Some say the severe weather accounted for the loss of 32,000 construction jobs; others say that the hiring of snow-removal workers inflated the weak jobs figures. Some say the data don’t reflect the growth in self-employment. Some point to purchasing managers’ surveys that show that businesses are hiring. The phrase whistling in the graveyard leaps to mind. Or, better still, jobless recovery.
However you want to characterize these dismal data, unemployment remains “stubbornly above” the level that Federal Reserve Board chairman Ben Bernanke says he finds acceptable -- so he will continue to buy government bonds and print money to pay for them. The recovery is neither robust enough, nor creating enough jobs, to satisfy him.
But there is a recovery. Business spending on technology is rising rapidly, driving up the profits of companies such as IBM, EMC, Xerox and SAP. Indeed, the overall level of corporate profits was best described by one analyst in a single word: “surging.” Manufacturing activity is at its highest level since 2004. Most banks have eased the terms on which they will make business loans. Sales at a sample of large retailers rose 4.2 percent in January, exceeding the 3.3 percent growth rate last January, despite terrible weather. And sales of new vehicles rose by 17 percent in January from the preceding month.
So far, so good. Then we run into the economists’ ever-present “on the other hand.” The growth in retail sales was chalked up in good part because of heavy discounting, which means that profit growth will lag sales growth. And with costs rising for apparel and almost everything else retailers stock, profits will be squeezed further if consumers retain their now-ingrained habit of waiting for store-wide sales.

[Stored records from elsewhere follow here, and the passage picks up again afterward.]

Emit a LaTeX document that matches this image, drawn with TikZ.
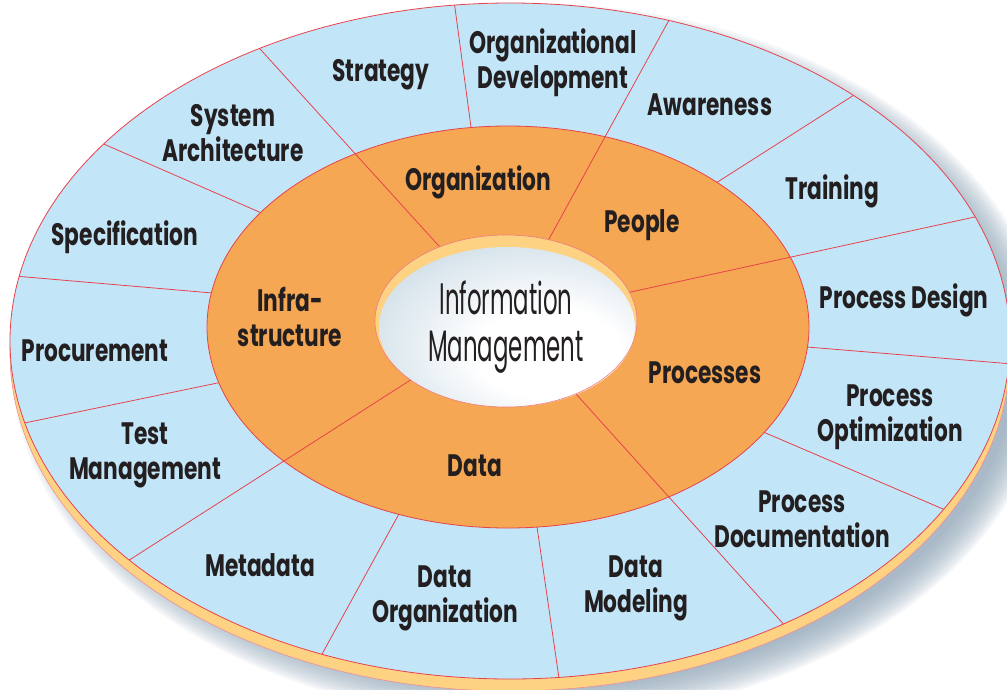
\documentclass[tikz,border=0pt]{standalone}
\usepackage{fontspec}
\setmainfont{Poppins}
\newfontfamily\ringfont[FakeStretch=0.70]{Poppins}
\newfontfamily\hubfont[FakeStretch=0.52]{Poppins}

\definecolor{ringblue}{HTML}{C2E6F8}
\definecolor{ringorange}{HTML}{F5A753}
\definecolor{rimyellow}{HTML}{FDD283}
\definecolor{divred}{HTML}{E8424C}
\definecolor{ink}{HTML}{231F20}
\definecolor{shadowblue}{HTML}{8FA5B8}
\definecolor{hubblue}{HTML}{B3CBDA}

\pgfdeclareradialshading{hubshade}{\pgfpoint{10bp}{-10bp}}{color(0bp)=(white); color(14bp)=(white); color(48bp)=(hubblue); color(70bp)=(hubblue)}

\begin{document}
\begin{tikzpicture}[x=1pt, y=-1pt,
    ringlabel/.style={font=\ringfont\bfseries\fontsize{31}{35}\selectfont, text=ink, align=center, inner sep=0pt},
    hublabel/.style={font=\hubfont\fontsize{44}{47}\selectfont, text=ink, align=center, inner sep=0pt},
    divider/.style={draw=divred, line width=0.8pt}]

        \useasboundingbox (0,0) rectangle (1007,689);
        \fill[white] (0,0) rectangle (1007,689);
        \clip (0,0) rectangle (1007,689);

        % Shadow
        \foreach \k in {0,...,13}
            \fill[shadowblue, opacity=0.09] (530,362) ellipse [x radius={486pt+2.5pt*\k}, y radius={326pt+2.5pt*\k}];

        % Outer ring and its rim
        \filldraw[fill=rimyellow, draw=divred!60, line width=0.6pt] (510,353) ellipse [x radius=500pt, y radius=338pt];
        \filldraw[fill=ringblue, draw=divred, line width=0.8pt] (510,341) ellipse [x radius=500pt, y radius=338pt];

        % Outer dividers
        \begin{scope}
            \clip (510,341) ellipse [x radius=500pt, y radius=338pt];
            \draw[divider] (453,-7) -- (473,142);
            \draw[divider] (90,138) -- (273,218);
            \draw[divider] (3,275) -- (224,294);
            \draw[divider] (10,426) -- (232,380);
            \draw[divider] (316,665) -- (405,503);
            \draw[divider] (561,692) -- (535,513);
            \draw[divider] (964,518) -- (754,428);
            \draw[divider] (1025,365) -- (795,346);
            \draw[divider] (865,88) -- (705,190);
        \end{scope}

        % Inner ring
        \filldraw[fill=ringorange, draw=divred, line width=0.8pt] (508,327) ellipse [x radius=301pt, y radius=201pt];

        % Long dividers
        \begin{scope}
            \clip (510,341) ellipse [x radius=500pt, y radius=338pt];
            \draw[divider] (251,39) -- (448,256);
            \draw[divider] (674,11) -- (543,250);
            \draw[divider] (993,213) -- (617,295);
            \draw[divider] (796,638) -- (567,384);
            \draw[divider] (120,566) -- (423,372);
        \end{scope}

        % Hub
        \fill[rimyellow] (506,321) ellipse [x radius=131pt, y radius=86pt];
        \shade[shading=hubshade] (507,327) ellipse [x radius=128pt, y radius=80pt];
        \draw[divred!70, line width=0.6pt] (506,321) ellipse [x radius=131pt, y radius=86pt];

        % Outer labels
        \node[ringlabel] (strategy) at (381,75) {Strategy};
        \node[ringlabel] (orgdev) at (553,63) {Organizational\\Development};
        \node[ringlabel] (awareness) at (710,105) {Awareness};
        \node[ringlabel] (training) at (832,191) {Training};
        \node[ringlabel] (procdesign) at (904,300) {Process Design};
        \node[ringlabel] (procopt) at (890,417) {Process\\Optimization};
        \node[ringlabel] (procdoc) at (802,519) {Process\\Documentation};
        \node[ringlabel] (datamodel) at (636,588) {Data\\Modeling};
        \node[ringlabel] (dataorg) at (445,598) {Data\\Organization};
        \node[ringlabel] (metadata) at (260,565) {Metadata};
        \node[ringlabel] (testmgmt) at (145,455) {Test\\Management};
        \node[ringlabel] (procurement) at (95,351) {Procurement};
        \node[ringlabel] (specification) at (125,237) {Specification};
        \node[ringlabel] (sysarch) at (233,133) {System\\Architecture};

        % Inner labels
        \node[ringlabel] (organization) at (478,182) {Organization};
        \node[ringlabel] (people) at (642,225) {People};
        \node[ringlabel] (processes) at (705,373) {Processes};
        \node[ringlabel] (data) at (475,466) {Data};
        \node[ringlabel] (infra) at (290,317) {Infra-\\structure};

        % Hub label
        \node[hublabel] (hub) at (506,327) {Information\\Management};
\end{tikzpicture}
\end{document}
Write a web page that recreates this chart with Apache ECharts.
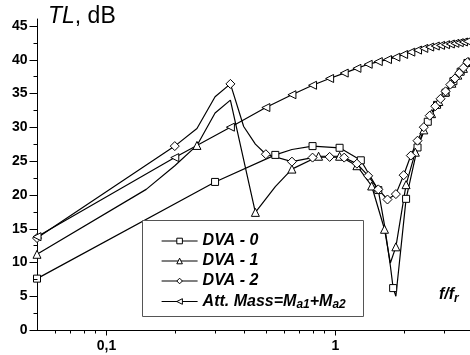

Neither is the 17 percent jump in January auto sales all it seems. With the exception of 2009, this was the worst January sales level since 1993. The size of the monthly increase was due to miserable sales in December. With gasoline prices headed up, auto dealers are not expecting a boom year. And if a new regime in Egypt threatens closure of the Suez Canal, oil prices will almost certainly start to hit triple digits with some regularity, driving gasoline prices up further, and auto sales down.
Nor does one have to be a spoilsport to point out that the recovery is under threat from the continued inability of politicians to devise some combination of tax increases and spending cuts that will rein in the deficit, hovering around 10 percent of GDP. Indeed, Bernanke is warning that if the Republicans refuse to agree to an increase in the debt ceiling, due to be reached within the next few months, and the government cannot pay its bills, bond markets will be roiled and interest rates will soar. The state of play at the moment is that the Republicans will support an increase in the ceiling only if the Democrats agree to spending cuts, which the president says he will not do – and adds that his position is “non-negotiable”.
Add two other bits of gloom. Bernanke’s determination to continue printing money means that when QE2 comes to its scheduled end in a few months the Fed will hold some $1.6 trillion of Treasury securities, close to as large a pile of U.S. IOUs as China ($896 billion) and Japan ($877 billion) combined. Bernanke feels that the bond-buying, money-printing QE2 program has been effective in raising share prices, which in turn creates the wealth effect – consumers are and feel richer, and so are more willing to unzip their wallets and purses. So he is likely to extend it by at least several months.
That raises an interesting question for policy makers: would they prefer that we be indebted to China, or that the Fed continue to add to the money supply by persisting in its policy of quantitative easing (QE2)? Those are the choices unless the politicians agree on a deficit-reduction program.